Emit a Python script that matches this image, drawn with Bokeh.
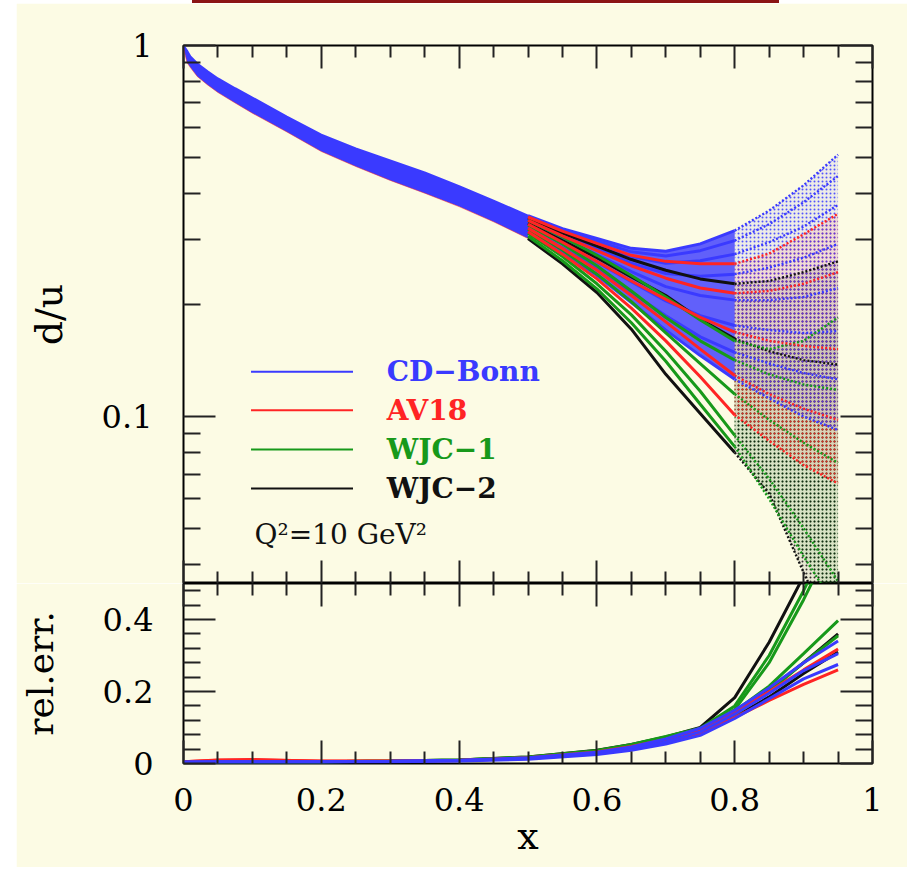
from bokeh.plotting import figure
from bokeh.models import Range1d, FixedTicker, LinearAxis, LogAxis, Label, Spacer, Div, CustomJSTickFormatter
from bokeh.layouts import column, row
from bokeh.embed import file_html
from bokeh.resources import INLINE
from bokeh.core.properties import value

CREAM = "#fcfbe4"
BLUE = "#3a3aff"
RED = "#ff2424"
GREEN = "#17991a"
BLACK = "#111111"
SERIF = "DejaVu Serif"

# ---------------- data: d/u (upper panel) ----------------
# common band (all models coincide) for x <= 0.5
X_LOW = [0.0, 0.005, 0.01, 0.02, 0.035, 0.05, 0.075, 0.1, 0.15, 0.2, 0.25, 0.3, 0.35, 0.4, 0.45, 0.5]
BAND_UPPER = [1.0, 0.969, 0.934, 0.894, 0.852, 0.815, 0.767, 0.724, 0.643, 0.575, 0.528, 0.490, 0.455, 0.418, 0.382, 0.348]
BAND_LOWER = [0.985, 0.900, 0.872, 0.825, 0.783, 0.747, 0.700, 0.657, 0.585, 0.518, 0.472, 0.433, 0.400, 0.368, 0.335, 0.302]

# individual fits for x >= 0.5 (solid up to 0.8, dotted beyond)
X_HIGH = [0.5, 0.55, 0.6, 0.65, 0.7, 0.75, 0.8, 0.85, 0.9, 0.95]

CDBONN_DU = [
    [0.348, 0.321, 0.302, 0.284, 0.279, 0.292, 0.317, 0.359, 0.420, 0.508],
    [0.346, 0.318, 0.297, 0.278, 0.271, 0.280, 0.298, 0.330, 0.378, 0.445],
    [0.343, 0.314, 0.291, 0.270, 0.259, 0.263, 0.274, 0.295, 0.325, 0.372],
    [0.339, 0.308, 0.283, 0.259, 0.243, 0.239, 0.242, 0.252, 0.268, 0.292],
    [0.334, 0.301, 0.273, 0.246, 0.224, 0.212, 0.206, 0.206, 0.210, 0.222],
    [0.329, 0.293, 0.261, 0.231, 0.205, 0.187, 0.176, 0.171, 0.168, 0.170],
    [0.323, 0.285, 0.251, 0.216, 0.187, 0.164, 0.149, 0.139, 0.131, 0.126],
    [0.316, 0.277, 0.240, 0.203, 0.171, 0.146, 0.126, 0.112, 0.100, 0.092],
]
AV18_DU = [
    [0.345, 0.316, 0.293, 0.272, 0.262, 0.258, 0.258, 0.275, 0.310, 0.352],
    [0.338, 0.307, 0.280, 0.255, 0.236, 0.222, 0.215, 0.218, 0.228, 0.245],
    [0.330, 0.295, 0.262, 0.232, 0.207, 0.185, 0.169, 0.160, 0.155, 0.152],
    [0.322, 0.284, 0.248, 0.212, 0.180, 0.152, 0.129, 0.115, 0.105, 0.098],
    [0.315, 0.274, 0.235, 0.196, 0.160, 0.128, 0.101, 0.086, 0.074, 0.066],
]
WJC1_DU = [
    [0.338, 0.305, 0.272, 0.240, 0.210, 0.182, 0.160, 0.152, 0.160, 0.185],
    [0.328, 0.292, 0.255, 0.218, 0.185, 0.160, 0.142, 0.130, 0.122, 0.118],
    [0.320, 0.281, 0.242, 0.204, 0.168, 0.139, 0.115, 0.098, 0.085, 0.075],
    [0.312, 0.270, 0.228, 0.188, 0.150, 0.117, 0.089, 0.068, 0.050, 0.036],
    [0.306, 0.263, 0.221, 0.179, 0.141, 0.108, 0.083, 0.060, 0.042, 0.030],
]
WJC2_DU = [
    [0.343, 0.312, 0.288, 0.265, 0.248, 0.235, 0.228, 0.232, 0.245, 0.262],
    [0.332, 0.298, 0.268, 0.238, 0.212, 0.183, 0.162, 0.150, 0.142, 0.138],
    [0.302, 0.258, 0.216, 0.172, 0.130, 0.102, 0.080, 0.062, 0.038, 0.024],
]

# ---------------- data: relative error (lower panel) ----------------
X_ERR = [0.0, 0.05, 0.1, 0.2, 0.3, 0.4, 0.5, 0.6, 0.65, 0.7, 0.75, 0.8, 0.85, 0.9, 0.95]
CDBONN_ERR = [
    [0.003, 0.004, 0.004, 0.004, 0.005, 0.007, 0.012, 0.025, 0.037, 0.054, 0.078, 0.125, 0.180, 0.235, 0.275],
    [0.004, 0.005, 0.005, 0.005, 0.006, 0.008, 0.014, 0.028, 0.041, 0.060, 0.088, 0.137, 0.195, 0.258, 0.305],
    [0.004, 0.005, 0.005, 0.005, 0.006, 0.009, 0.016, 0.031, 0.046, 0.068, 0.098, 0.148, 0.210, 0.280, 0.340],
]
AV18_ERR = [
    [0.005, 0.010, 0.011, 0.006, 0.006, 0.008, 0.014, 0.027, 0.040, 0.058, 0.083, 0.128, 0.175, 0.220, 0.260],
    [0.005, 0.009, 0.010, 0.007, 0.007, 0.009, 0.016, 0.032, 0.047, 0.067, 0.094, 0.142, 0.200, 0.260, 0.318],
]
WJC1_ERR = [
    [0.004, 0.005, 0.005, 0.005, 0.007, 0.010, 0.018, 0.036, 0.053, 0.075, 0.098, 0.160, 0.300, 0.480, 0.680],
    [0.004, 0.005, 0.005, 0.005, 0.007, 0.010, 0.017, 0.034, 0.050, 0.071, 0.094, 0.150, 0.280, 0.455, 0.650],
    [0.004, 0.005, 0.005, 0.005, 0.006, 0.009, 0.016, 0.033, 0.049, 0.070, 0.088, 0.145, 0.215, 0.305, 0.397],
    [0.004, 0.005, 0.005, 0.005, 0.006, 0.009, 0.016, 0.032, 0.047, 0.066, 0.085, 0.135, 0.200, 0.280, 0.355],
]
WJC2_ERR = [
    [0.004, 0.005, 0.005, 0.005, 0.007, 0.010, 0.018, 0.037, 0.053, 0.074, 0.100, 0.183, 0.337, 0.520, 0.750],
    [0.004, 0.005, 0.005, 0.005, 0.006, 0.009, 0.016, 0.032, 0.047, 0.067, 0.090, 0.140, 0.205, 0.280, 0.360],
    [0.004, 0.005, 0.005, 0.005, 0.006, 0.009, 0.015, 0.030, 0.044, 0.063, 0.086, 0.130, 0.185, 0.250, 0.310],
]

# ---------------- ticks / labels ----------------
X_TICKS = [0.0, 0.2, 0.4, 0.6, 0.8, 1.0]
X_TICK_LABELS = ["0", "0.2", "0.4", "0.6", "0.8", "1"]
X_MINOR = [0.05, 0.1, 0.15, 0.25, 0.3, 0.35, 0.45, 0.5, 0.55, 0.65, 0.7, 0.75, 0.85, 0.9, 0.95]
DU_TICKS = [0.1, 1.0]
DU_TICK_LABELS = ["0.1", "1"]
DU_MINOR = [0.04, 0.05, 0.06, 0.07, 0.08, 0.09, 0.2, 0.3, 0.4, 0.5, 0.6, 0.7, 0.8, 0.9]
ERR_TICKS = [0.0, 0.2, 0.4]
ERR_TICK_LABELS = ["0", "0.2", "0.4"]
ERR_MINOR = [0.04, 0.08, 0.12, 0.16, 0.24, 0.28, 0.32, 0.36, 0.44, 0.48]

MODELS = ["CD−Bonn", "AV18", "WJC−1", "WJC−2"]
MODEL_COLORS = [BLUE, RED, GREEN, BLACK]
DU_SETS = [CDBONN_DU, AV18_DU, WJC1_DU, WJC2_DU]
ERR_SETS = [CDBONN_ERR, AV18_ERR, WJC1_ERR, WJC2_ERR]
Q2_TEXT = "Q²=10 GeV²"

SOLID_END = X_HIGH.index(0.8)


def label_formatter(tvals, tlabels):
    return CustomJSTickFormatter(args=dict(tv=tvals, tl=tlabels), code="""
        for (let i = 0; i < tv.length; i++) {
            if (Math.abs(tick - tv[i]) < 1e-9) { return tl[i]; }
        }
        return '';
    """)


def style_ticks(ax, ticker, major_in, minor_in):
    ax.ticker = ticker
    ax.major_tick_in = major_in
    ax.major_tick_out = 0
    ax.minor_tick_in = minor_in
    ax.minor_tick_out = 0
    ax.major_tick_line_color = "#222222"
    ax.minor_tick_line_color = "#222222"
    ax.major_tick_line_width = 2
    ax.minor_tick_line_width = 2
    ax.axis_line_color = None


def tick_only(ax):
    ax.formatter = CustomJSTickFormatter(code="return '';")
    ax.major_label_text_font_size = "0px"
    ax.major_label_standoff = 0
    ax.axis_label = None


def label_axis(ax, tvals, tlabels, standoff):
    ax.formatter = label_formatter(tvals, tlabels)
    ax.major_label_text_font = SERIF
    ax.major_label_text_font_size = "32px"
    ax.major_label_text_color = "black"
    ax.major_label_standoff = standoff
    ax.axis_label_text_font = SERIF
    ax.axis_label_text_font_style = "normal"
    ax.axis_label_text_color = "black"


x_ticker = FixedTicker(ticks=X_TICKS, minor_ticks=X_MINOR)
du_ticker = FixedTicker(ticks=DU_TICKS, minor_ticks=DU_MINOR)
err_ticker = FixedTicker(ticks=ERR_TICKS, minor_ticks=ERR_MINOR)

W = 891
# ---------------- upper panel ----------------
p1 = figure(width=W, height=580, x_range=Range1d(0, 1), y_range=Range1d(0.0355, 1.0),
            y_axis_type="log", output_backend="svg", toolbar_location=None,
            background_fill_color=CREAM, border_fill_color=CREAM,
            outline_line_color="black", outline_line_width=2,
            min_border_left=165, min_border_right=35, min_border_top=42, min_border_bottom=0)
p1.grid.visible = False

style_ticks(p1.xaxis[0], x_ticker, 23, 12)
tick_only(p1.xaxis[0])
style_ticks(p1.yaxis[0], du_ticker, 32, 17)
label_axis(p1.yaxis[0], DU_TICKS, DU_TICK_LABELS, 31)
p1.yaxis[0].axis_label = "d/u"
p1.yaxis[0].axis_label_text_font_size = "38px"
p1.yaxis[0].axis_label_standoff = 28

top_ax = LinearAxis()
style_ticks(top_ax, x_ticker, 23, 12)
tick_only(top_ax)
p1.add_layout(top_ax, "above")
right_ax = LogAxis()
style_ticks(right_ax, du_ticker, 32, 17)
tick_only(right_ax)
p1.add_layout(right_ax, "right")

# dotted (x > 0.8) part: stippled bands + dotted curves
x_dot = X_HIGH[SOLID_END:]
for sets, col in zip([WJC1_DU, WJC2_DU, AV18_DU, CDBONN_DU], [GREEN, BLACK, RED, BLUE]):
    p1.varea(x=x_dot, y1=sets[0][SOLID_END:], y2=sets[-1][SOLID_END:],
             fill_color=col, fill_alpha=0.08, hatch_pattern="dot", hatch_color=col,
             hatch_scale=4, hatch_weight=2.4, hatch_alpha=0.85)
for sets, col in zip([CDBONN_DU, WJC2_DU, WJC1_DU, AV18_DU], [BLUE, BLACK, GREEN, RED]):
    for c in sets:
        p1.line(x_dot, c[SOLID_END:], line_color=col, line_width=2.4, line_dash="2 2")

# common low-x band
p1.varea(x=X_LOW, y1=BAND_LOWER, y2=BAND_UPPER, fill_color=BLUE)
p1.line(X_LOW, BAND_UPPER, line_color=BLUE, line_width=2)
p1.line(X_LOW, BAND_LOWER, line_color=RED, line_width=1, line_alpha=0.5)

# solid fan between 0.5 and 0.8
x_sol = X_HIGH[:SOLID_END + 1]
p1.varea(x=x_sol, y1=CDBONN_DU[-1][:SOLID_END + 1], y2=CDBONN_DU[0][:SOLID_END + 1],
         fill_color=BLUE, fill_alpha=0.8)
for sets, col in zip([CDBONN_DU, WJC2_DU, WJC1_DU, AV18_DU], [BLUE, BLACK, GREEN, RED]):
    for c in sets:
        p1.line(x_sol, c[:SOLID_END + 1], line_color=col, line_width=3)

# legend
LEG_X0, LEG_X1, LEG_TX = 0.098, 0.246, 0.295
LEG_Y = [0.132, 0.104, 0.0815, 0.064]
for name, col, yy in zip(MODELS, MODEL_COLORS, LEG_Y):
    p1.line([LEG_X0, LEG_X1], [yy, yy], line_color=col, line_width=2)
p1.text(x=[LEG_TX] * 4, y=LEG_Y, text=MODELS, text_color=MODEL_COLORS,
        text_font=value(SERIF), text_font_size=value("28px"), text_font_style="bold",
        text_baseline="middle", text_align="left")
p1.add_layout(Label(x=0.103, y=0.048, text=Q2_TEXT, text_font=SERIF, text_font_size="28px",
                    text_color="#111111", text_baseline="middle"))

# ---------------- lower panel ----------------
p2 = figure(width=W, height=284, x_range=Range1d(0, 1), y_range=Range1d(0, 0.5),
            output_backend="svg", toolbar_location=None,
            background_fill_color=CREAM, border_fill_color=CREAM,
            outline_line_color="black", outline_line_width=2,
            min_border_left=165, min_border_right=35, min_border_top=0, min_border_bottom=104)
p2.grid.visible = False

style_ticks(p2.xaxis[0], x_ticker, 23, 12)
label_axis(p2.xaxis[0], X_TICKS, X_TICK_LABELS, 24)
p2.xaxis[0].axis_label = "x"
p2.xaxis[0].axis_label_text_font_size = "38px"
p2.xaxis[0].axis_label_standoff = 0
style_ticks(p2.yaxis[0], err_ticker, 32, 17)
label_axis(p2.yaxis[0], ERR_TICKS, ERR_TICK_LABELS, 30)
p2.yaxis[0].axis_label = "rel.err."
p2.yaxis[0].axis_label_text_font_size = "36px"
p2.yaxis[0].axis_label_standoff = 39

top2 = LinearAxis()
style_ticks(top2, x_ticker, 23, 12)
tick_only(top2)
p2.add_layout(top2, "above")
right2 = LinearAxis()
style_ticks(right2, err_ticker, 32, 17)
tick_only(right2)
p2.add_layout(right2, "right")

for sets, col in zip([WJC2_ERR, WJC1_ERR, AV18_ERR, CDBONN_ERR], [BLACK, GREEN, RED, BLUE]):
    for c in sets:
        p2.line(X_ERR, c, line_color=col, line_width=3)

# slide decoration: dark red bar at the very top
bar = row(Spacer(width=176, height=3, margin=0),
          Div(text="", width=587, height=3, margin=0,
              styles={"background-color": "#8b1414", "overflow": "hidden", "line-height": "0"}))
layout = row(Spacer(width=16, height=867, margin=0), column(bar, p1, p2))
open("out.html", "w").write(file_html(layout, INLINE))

┄┄┄┄┄┄

-- Aim --
Without the pictures, return the listing above from its first line through the line that has "0.368, 0.335, 0.302]".

-- Solution to this problem --
Emit a Python script that matches this image, drawn with Bokeh.
from bokeh.plotting import figure
from bokeh.models import Range1d, FixedTicker, LinearAxis, LogAxis, Label, Spacer, Div, CustomJSTickFormatter
from bokeh.layouts import column, row
from bokeh.embed import file_html
from bokeh.resources import INLINE
from bokeh.core.properties import value

CREAM = "#fcfbe4"
BLUE = "#3a3aff"
RED = "#ff2424"
GREEN = "#17991a"
BLACK = "#111111"
SERIF = "DejaVu Serif"

# ---------------- data: d/u (upper panel) ----------------
# common band (all models coincide) for x <= 0.5
X_LOW = [0.0, 0.005, 0.01, 0.02, 0.035, 0.05, 0.075, 0.1, 0.15, 0.2, 0.25, 0.3, 0.35, 0.4, 0.45, 0.5]
BAND_UPPER = [1.0, 0.969, 0.934, 0.894, 0.852, 0.815, 0.767, 0.724, 0.643, 0.575, 0.528, 0.490, 0.455, 0.418, 0.382, 0.348]
BAND_LOWER = [0.985, 0.900, 0.872, 0.825, 0.783, 0.747, 0.700, 0.657, 0.585, 0.518, 0.472, 0.433, 0.400, 0.368, 0.335, 0.302]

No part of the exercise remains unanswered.